Menjalani hidup memang berwarna-warni, banyak pilihan jalan. Entah mau seperti apa hidup kita tergantung bagaimana maunya kita. Berkutat dimasa lalu, saat ini, juga masa depan. Kecemasan, kuwatir dan takut mungkin sudah bawaan sifat dari insting kemanusiaan sejak leluhur kita. Wajar kuwatir pada nasib masa depan nanti, menakuti hasil apa yang diperbuat dari perbuatan masa lalu, maupun cemas terhadap hasrat-hasrat terpendam saat ini. Tetapi bagaimanapun hidup, kita adalah kontrol bagi hidup kita sendiri. Keputusan mau seperti apa kita, ada pada diri kita sendiri.
Meskipun jika dirasa-rasa terjebak dalam masa manapun itu pahit. Bahkan tidak sedikit harus dengan penderitaan dan ilusi menjalaninya. Tetapi jika semua disyukuri lebih dalam dan dinikmati prosesnya semua terjadi secara tidak sadar. Kita merasa tiba-tiba sudah sampai sejauh ini. Rasanya hidup adalah kesempurnaan yang indah apa adanya. Dan kehidupan selamanya akan seperti menarik lagi, dunia tempat kita tinggal merupakan tempat belajar dan bertumbuh setiap makluk-mahkluknya, antara kita, dia dan mereka.
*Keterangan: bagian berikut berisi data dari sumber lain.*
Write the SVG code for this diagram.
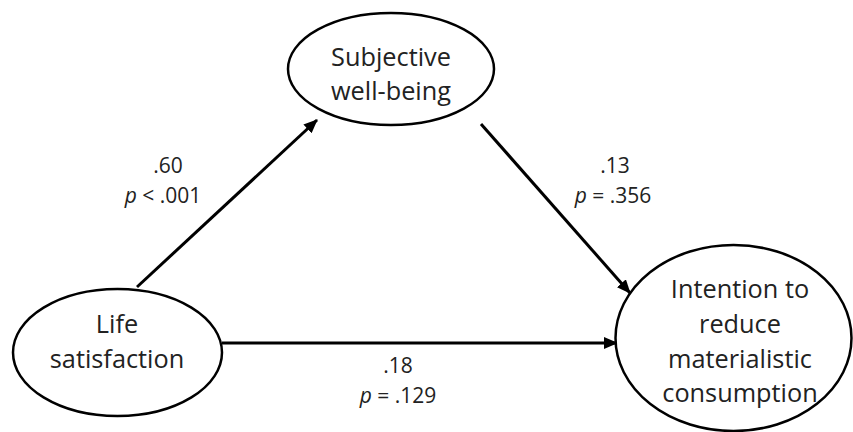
<svg xmlns="http://www.w3.org/2000/svg" width="853" height="432" viewBox="0 0 853 432">
<style>
.node ellipse{fill:#fff;stroke:#000;stroke-width:2.5}
.t{font-family:"Open Sans","Liberation Sans",sans-serif;font-size:25.3px;fill:#222;text-anchor:middle}
.l{font-family:"Open Sans","Liberation Sans",sans-serif;font-size:21px;fill:#222;text-anchor:middle}
.l .i{font-style:italic}
.e{stroke:#000;stroke-width:3;fill:none}
</style>
<defs>
<marker id="ah" markerUnits="userSpaceOnUse" markerWidth="14" markerHeight="12" refX="13" refY="6" orient="auto" viewBox="0 0 14 12">
<path d="M0,0 L14,6 L0,12 z" fill="#000"/>
</marker>
</defs>
<rect width="853" height="432" fill="#fff"/>
<g id="connectors">
<line class="e" x1="137" y1="287" x2="317" y2="120" marker-end="url(#ah)"/>
<line class="e" x1="481" y1="124" x2="630" y2="293" marker-end="url(#ah)"/>
<line class="e" x1="222" y1="343" x2="617" y2="343" marker-end="url(#ah)"/>
</g>
<g id="node-swb" class="node">
<ellipse cx="391" cy="69" rx="103" ry="56"/>
<text class="t" x="391" y="66">Subjective</text>
<text class="t" x="391" y="100">well-being</text>
</g>
<g id="node-ls" class="node">
<ellipse cx="117.5" cy="352.5" rx="104.5" ry="63.5"/>
<text class="t" x="117" y="333">Life</text>
<text class="t" x="117" y="368">satisfaction</text>
</g>
<g id="node-irmc" class="node">
<ellipse cx="733.5" cy="338" rx="118" ry="93"/>
<text class="t" x="740" y="298">Intention to</text>
<text class="t" x="740" y="333">reduce</text>
<text class="t" x="740" y="368">materialistic</text>
<text class="t" x="740" y="402">consumption</text>
</g>
<g id="labels">
<text class="l" x="168" y="173">.60</text>
<text class="l" x="163" y="203"><tspan class="i">p</tspan> &lt; .001</text>
<text class="l" x="615" y="173">.13</text>
<text class="l" x="613" y="203"><tspan class="i">p</tspan> = .356</text>
<text class="l" x="398" y="373">.18</text>
<text class="l" x="398" y="403"><tspan class="i">p</tspan> = .129</text>
</g>
</svg>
Tetapi ada apa dengan pilihan? Rasanya memang tidak lagi masuk akal tentang mereka yang betah akan segala penderitaannya. Terpikir apa yang mengelabui sehingga mereka betah akan hal yang tetap dideritanya? Apakah ia tertutup akal sehatnya? Bagikan teka-teki pada siang hari, benderang, terlihat, tetapi tetap dilakukan.
Tidak jarang sang penderita sebelumnya sudah ditentang, bahkan diacam untuk mengamankan penderitaanya oleh orang-orang disekitarnya. Namun ia bebal seperti tertutup awan, tetap dilakukan dan tetap pula menderita. Yang menjadi teka-teki memang selalu tidak masuk akal. Tetap bertahan meskipun hidup dengan pesakitan.
Aku memang tidak berperan tetapi semua hal tentang penderitaan mengandung sejumlah perhatian. Bagaimana sang penderita tetap mempertahankannya? Sekali lagi tidak masuk dalam akal. Sepertinya penderita seperti dikutuk alam, alam dunianya sendiri. Yang pasti tak akan bisa dinalar bahkan dipelajari dan tidak bisa pula terkatakan.
Mungkin dalam hal ini aku akan mengutip petuah lama dimana akan sengsara jika tidak nurut dengan orang tua. Memang semua tidak akan bisa terbantah, tetapi ketika hal membutuhan suatu hal untuk berbicara. Ketika ketiadaan orang dekat hadir seperti merana didalam dunianya sendiri. Manusia adalah makluk yang butuh orang lain yang tanpa perlu menjelasakan. Ketika hubungan saling membutuhkan Ia dilawan akan menguap bagai es yang meleleh ditelan gelap.